Mother held me tightly once more.
“My little one, I thought I’d never see you again. Thank goodness you weren’t hurt at all.”
[You’re the foolish one—Mother’s head is split open!]
As I squirmed, Mother held me even more firmly.
“So-young, I’ll watch over him tonight, so get some proper rest here at the hospital.”
“Honey, I want to be discharged. Hospital bills are so expensive.”
“There’s nothing seriously wrong, but we can’t be certain. The doctor said you should stay one more night.”
“Honey, but still….”
“So-young, listen to me. Your health comes before money. You need to be well to raise him properly. Don’t you?”
“…All right.”
Mother reluctantly agreed.
“Oh, honey. The Landlady found me. Where did she go?”
“She said she had to get to work right away. She helped with all of his tests too—I can’t thank her enough.”
The short-haired woman had been waiting for the bus at the stop across the way when the building collapsed. She rushed over, quickly got Mother and me to the hospital.
Everything happened so fast that I don’t remember much, but thanks to her, we arrived at the hospital faster than anyone else could have.
“If you see her first, give her my regards. I’ll thank her properly once I’m discharged.”
“Don’t worry about anything now—just rest. I’ll take good care of Sung-guk.”
Father carried me out of the hospital.
* * *
The night air was refreshing.
Father soothed me as we walked on.
“Little one, let’s walk a bit tonight. Father’s only twenty-three—my legs are still strong.”
[In other words, we have no money for a cab.]
“I’m so relieved you and Mother are safe. I’m sorry about all this. The building owner will cover the hospital bills and rebuild the structure properly. I’ll make sure to oversee it.”
[Shoddy construction absolutely cannot happen!]
“People say when I talk to our little one, it’s like having a real conversation. Come on, let’s spend a deep night together, just us men.”

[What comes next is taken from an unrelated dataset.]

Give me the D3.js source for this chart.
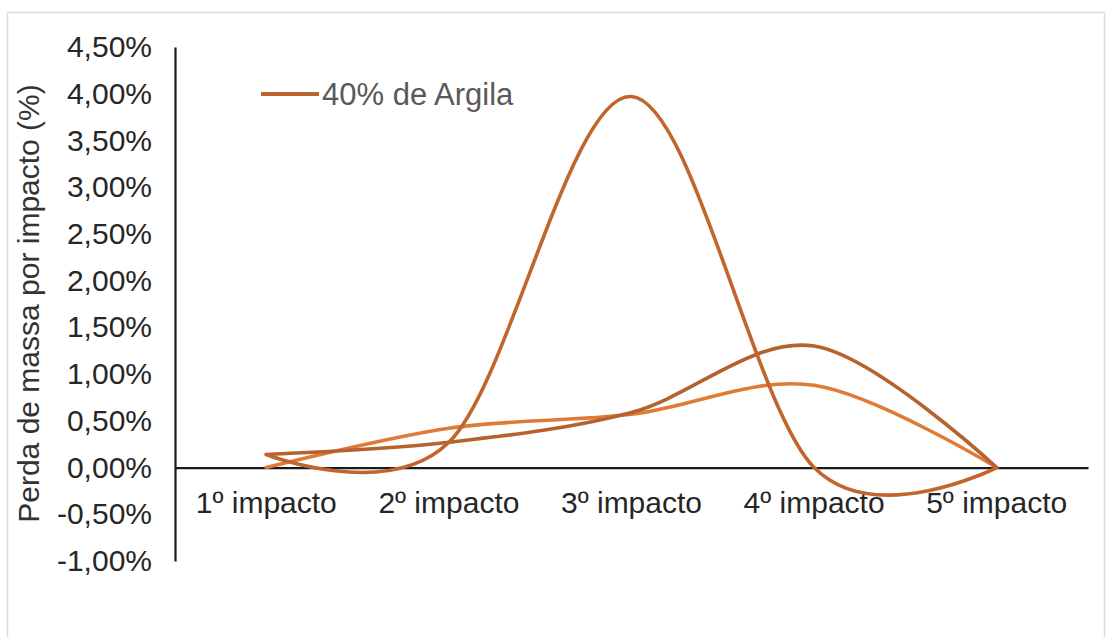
<!DOCTYPE html>
<html>
<head>
<meta charset="utf-8">
<script src="https://cdn.jsdelivr.net/npm/d3@7"></script>
<style>
  html, body { margin: 0; padding: 0; background: #ffffff; }
  svg { display: block; font-family: "Liberation Sans", Arial, sans-serif; }
</style>
</head>
<body>
<svg id="chart" width="1110" height="637"></svg>
<script>
// Perda de massa por impacto, em %
const categories = ["1º impacto", "2º impacto", "3º impacto", "4º impacto", "5º impacto"];
const serieA = [0.14, 0.27, 3.97, 0.00, 0.00];
const serieB = [0.14, 0.27, 0.59, 1.30, 0.00];
const serieC = [0.00, 0.42, 0.57, 0.88, 0.00];
const yTicks = [-1, -0.5, 0, 0.5, 1, 1.5, 2, 2.5, 3, 3.5, 4, 4.5];
const legendLabel = "40% de Argila";
const yTitle = "Perda de massa por impacto (%)";

const series = [
  { values: serieC, color: "#df7b36" },
  { values: serieB, color: "#b5622d" },
  { values: serieA, color: "#c1662b" }
];

const svg = d3.select("#chart");

// moldura
svg.append("rect")
  .attr("x", 7.5).attr("y", 12.5)
  .attr("width", 1097).attr("height", 640)
  .attr("fill", "none").attr("stroke", "#dcdcdc").attr("stroke-width", 1.5);

const x = d3.scaleBand().domain(categories).range([175, 1088]).paddingInner(0).paddingOuter(0);
const y = d3.scaleLinear().domain([-1, 4.5]).range([561, 47]);

const ptBR = d3.formatLocale({ decimal: ",", thousands: ".", grouping: [3], currency: ["R$", ""], minus: "-" });
const fmt = ptBR.format(".2f");

// eixo Y
const yAxis = svg.append("g")
  .attr("transform", "translate(175,0)")
  .call(d3.axisLeft(y).tickValues(yTicks).tickSize(0).tickPadding(23).tickFormat(d => fmt(d) + "%"));
yAxis.select(".domain").attr("stroke", "#1a1a1a").attr("stroke-width", 2.2);
yAxis.selectAll("text")
  .attr("font-size", 30).attr("fill", "#262626")
  .attr("font-family", "'Liberation Sans', Arial, sans-serif");

// eixo X na linha do zero
const xAxis = svg.append("g")
  .attr("transform", `translate(0,${y(0)})`)
  .call(d3.axisBottom(x).tickSize(0).tickPadding(24));
xAxis.select(".domain").attr("stroke", "#1a1a1a").attr("stroke-width", 2.2);
xAxis.selectAll("text")
  .attr("font-size", 30).attr("fill", "#262626")
  .attr("font-family", "'Liberation Sans', Arial, sans-serif");

// título do eixo Y
svg.append("text")
  .attr("transform", `translate(39,${(80 + 527) / 2}) rotate(-90)`)
  .attr("text-anchor", "middle")
  .attr("font-size", 30)
  .attr("fill", "#333333")
  .text(yTitle);

// linhas suavizadas
const line = d3.line()
  .x((d, i) => x(categories[i]) + x.bandwidth() / 2)
  .y(d => y(d))
  .curve(d3.curveCatmullRom.alpha(0));

svg.append("g").selectAll("path")
  .data(series)
  .join("path")
  .attr("d", s => line(s.values))
  .attr("fill", "none")
  .attr("stroke", s => s.color)
  .attr("stroke-width", 3.6)
  .attr("stroke-linecap", "round");

// legenda
const legend = svg.append("g").attr("transform", "translate(261,94)");
legend.append("line")
  .attr("x1", 0).attr("x2", 58).attr("y1", 0).attr("y2", 0)
  .attr("stroke", "#b8652f").attr("stroke-width", 4);
legend.append("text")
  .attr("x", 61).attr("y", 11)
  .attr("font-size", 31)
  .attr("fill", "#595959")
  .text(legendLabel);
</script>
</body>
</html>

[Hmm. I’ll have to pass on that.]
I shook my head firmly.
“Does our Sung-guk really understand everything Father says?”
[Of course.]
Father finally smiled, his puffy face breaking into a grin.
Mother, injured yet fretting over hospital bills.
Father, saving on cab fare by carrying his one-year-old son through the night.
Yet somehow, all of this felt strangely wonderful.
On this late summer night, my twenty-three-year-old father—penniless and struggling—trudges forward with me strapped to his chest in a baby carrier.
I sense that I will remember this night for a very long time.